From 2003 to 2014, Comberbach served as the Ambassador of Zimbabwe to Japan and South Korea. He also served as Chairman of the African Diplomatic Corps in Japan, an arm of the Tokyo International Conference on African Development (TICAD) from January 2003 and May 2011. On 8 May 2015, Comberbach was honoured with the Order of the Rising Sun, along with 5 other foreign recipients at an event held in Tokyo. Later, a conferment ceremony was held in Harare, hosted by Japan's Ambassador to Zimbabwe, Yoshi Hiraishi. Minister of Welfare Services for War Veterans Christopher Mutsvangwa praised Comberbach for receiving the honour. In 2015, Comberbach's successor as Ambassador to Japan, was Air Vice-Marshal Titus Abu-Basutu.

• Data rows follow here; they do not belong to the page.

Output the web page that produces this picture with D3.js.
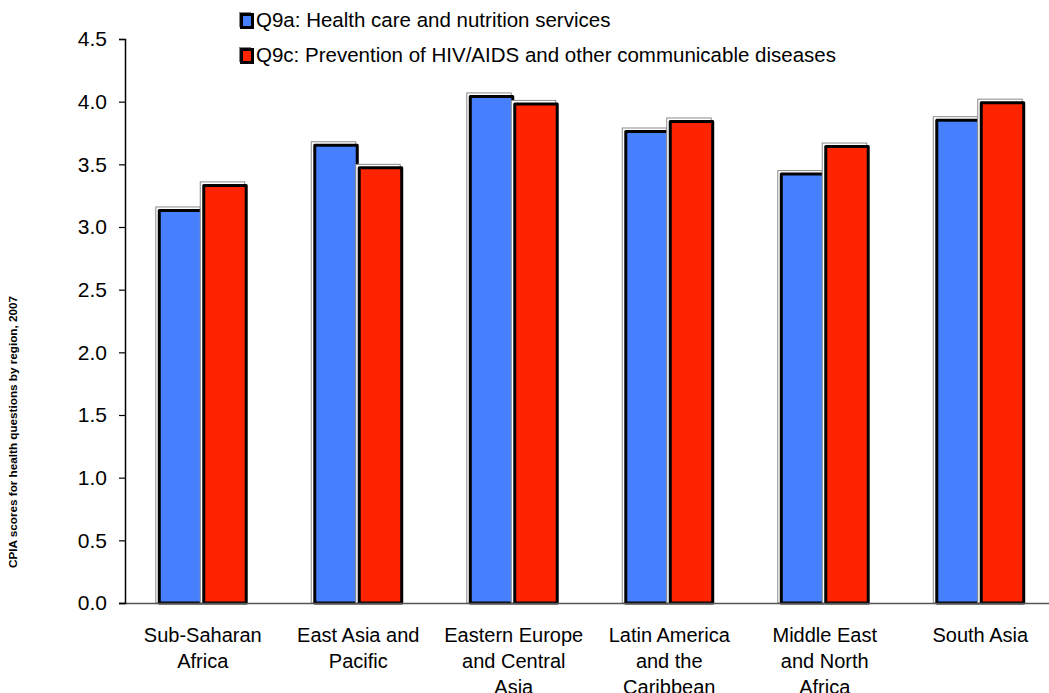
<!DOCTYPE html>
<html>
<head>
<meta charset="utf-8">
<script src="https://cdn.jsdelivr.net/npm/d3@7"></script>
<style>
  html, body { margin: 0; padding: 0; background: #fff; }
  svg { display: block; font-family: Arial, "Liberation Sans", sans-serif; }
</style>
</head>
<body>
<svg id="chart" width="1049" height="693"></svg>
<script>
// Regions (x categories) and their wrapped label lines
const regions = ["Sub-Saharan Africa", "East Asia and Pacific", "Eastern Europe and Central Asia",
  "Latin America and the Caribbean", "Middle East and North Africa", "South Asia"];
const regionLines = [
  ["Sub-Saharan", "Africa"],
  ["East Asia and", "Pacific"],
  ["Eastern Europe", "and Central", "Asia"],
  ["Latin America", "and the", "Caribbean"],
  ["Middle East", "and North", "Africa"],
  ["South Asia"]
];

// Series
const seriesNames = ["Q9a: Health care and nutrition services",
  "Q9c: Prevention of HIV/AIDS and other communicable diseases"];
const q9a = [3.14, 3.66, 4.05, 3.77, 3.43, 3.86];
const q9c = [3.34, 3.48, 3.99, 3.85, 3.65, 4.00];
const seriesColors = ["#4680FF", "#FF2400"];

const yTicks = [0, 0.5, 1.0, 1.5, 2.0, 2.5, 3.0, 3.5, 4.0, 4.5];
const yTitle = "CPIA scores for health questions by region, 2007";

(function draw() {
  const svg = d3.select("#chart");

  const plotLeft = 125, plotTop = 39, plotBottom = 603, step = 155.5;
  const y = d3.scaleLinear().domain([0, 4.5]).range([plotBottom, plotTop]);
  const pad = 0.428;
  const x = d3.scaleBand().domain(regions)
    .range([plotLeft, plotLeft + step * regions.length])
    .paddingInner(pad).paddingOuter(pad / 2);
  const xs = d3.scaleBand().domain([0, 1]).range([0, x.bandwidth()]);

  const rows = regions.map((r, i) => ({ region: r, vals: [q9a[i], q9c[i]] }));

  // Bars
  const groups = svg.append("g").selectAll("g").data(rows).join("g")
    .attr("transform", d => `translate(${x(d.region)},0)`);

  const bars = groups.selectAll("g.bar").data(d => d.vals.map((v, k) => ({ v, k })))
    .join("g").attr("class", "bar");

  // light offset outline behind each bar
  bars.append("rect")
    .attr("x", d => xs(d.k) - 2.5)
    .attr("y", d => y(d.v) - 2.5)
    .attr("width", xs.bandwidth())
    .attr("height", d => plotBottom - y(d.v) + 2.5)
    .attr("fill", "#fff")
    .attr("stroke", "#8a8a8a")
    .attr("stroke-width", 1);

  bars.append("rect")
    .attr("x", d => xs(d.k) + 1)
    .attr("y", d => y(d.v) + 1)
    .attr("width", xs.bandwidth() - 2)
    .attr("height", d => plotBottom - y(d.v) - 1)
    .attr("fill", d => seriesColors[d.k])
    .attr("stroke", "#000")
    .attr("stroke-width", 3)
    .attr("stroke-linejoin", "round");

  // X axis baseline
  svg.append("line")
    .attr("x1", plotLeft - 6).attr("x2", 1049)
    .attr("y1", plotBottom + 0.5).attr("y2", plotBottom + 0.5)
    .attr("stroke", "#555").attr("stroke-width", 1.5);

  // Y axis
  const yAxis = d3.axisLeft(y).tickValues(yTicks).tickFormat(d3.format(".1f"))
    .tickSize(6).tickPadding(12);
  const yg = svg.append("g").attr("transform", `translate(${plotLeft},0)`).call(yAxis);
  yg.select(".domain").attr("stroke", "#000").attr("stroke-width", 1.5);
  yg.selectAll(".tick line").attr("stroke", "#000").attr("stroke-width", 1.2);
  yg.selectAll(".tick text")
    .attr("font-size", 21).attr("fill", "#000")
    .attr("font-family", "Arial, 'Liberation Sans', sans-serif");

  // X category labels
  const xl = svg.append("g").selectAll("text").data(rows).join("text")
    .attr("text-anchor", "middle")
    .attr("font-size", 20)
    .attr("fill", "#000")
    .attr("x", d => x(d.region) + x.bandwidth() / 2)
    .attr("y", 642);
  xl.each(function (d, i) {
    d3.select(this).selectAll("tspan").data(regionLines[i]).join("tspan")
      .attr("x", x(d.region) + x.bandwidth() / 2)
      .attr("dy", (t, j) => j === 0 ? 0 : 26)
      .text(t => t);
  });

  // Y axis title
  svg.append("text")
    .attr("transform", "translate(17,432) rotate(-90)")
    .attr("text-anchor", "middle")
    .attr("font-size", 10.5)
    .attr("font-weight", "bold")
    .attr("textLength", 272)
    .attr("lengthAdjust", "spacingAndGlyphs")
    .attr("fill", "#000")
    .text(yTitle);

  // Legend
  const legend = svg.append("g").selectAll("g").data(seriesNames).join("g")
    .attr("transform", (d, i) => `translate(240,${13 + i * 35})`);
  legend.append("rect")
    .attr("x", -1).attr("y", -1).attr("width", 12).attr("height", 15)
    .attr("fill", "#888");
  legend.append("rect")
    .attr("x", 1.5).attr("y", 1.5).attr("width", 11).attr("height", 13)
    .attr("fill", (d, i) => seriesColors[i])
    .attr("stroke", "#000").attr("stroke-width", 3);
  legend.append("text")
    .attr("x", 16).attr("y", 14)
    .attr("font-size", 20.5)
    .attr("fill", "#000")
    .text(d => d);
})();
</script>
</body>
</html>
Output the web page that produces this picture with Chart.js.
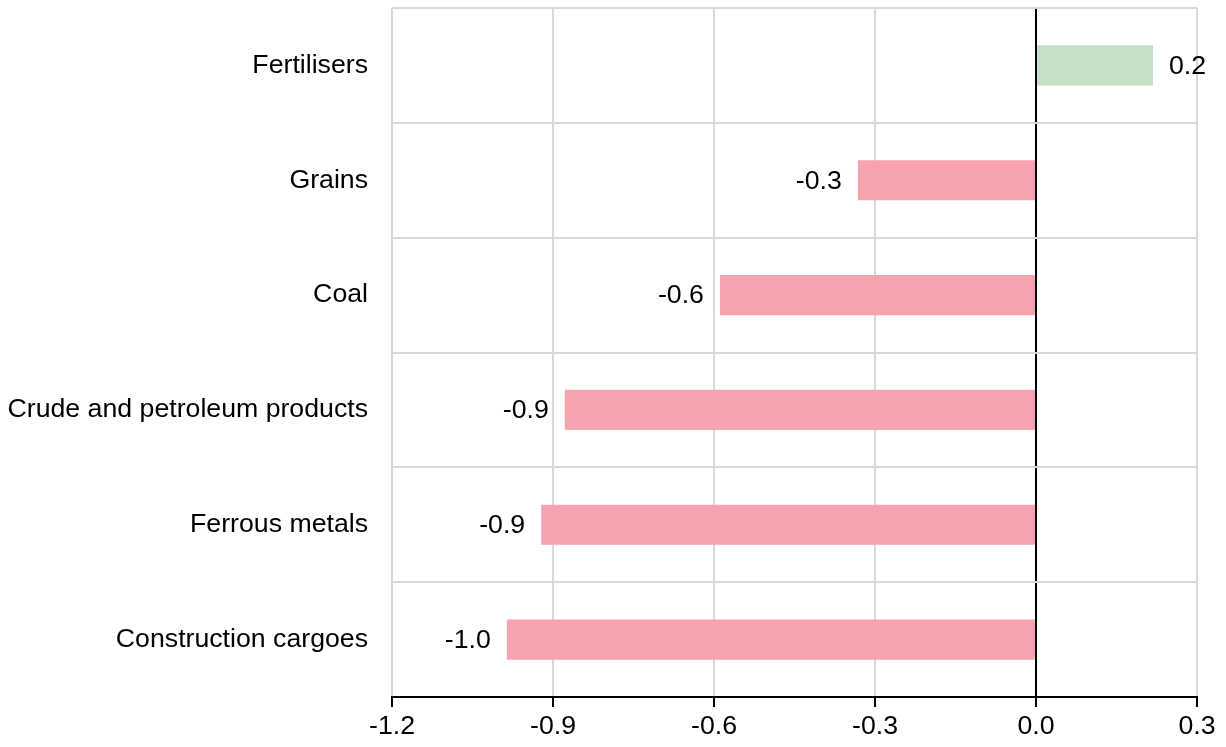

In September 2014, President Robert Mugabe appointed Comberbach as Senior Secretary in the Office of the President and Cabinet. His appointment was announced by Mesheck Sibanda, Chief Secretary to the President and Cabinet. At the time, it was reported that he was one of the last white civil servants left in Zimbabwe. He was later assigned different areas of focus within the office of the President and Cabinet: in 2015, he became the Permanent Secretary for Corporate Governance, State Enterprises, and Delivery Unit. In September 2018, President Emmerson Mnangagwa appointed new advisors, and Comberbach was assigned the new portfolio of Special Advisor to the Minister of Foreign Affairs and International Trade.

== Personal life and death ==
Comberbach's wife was Benedict Ann "Dicky" Comberbach. They had children. One of them is Vancouver-based software engineer named Jonathan Edward Yelverton Comberbach.

Stuart Comberbach died by cancer on 4 September 2025, at the age of 72.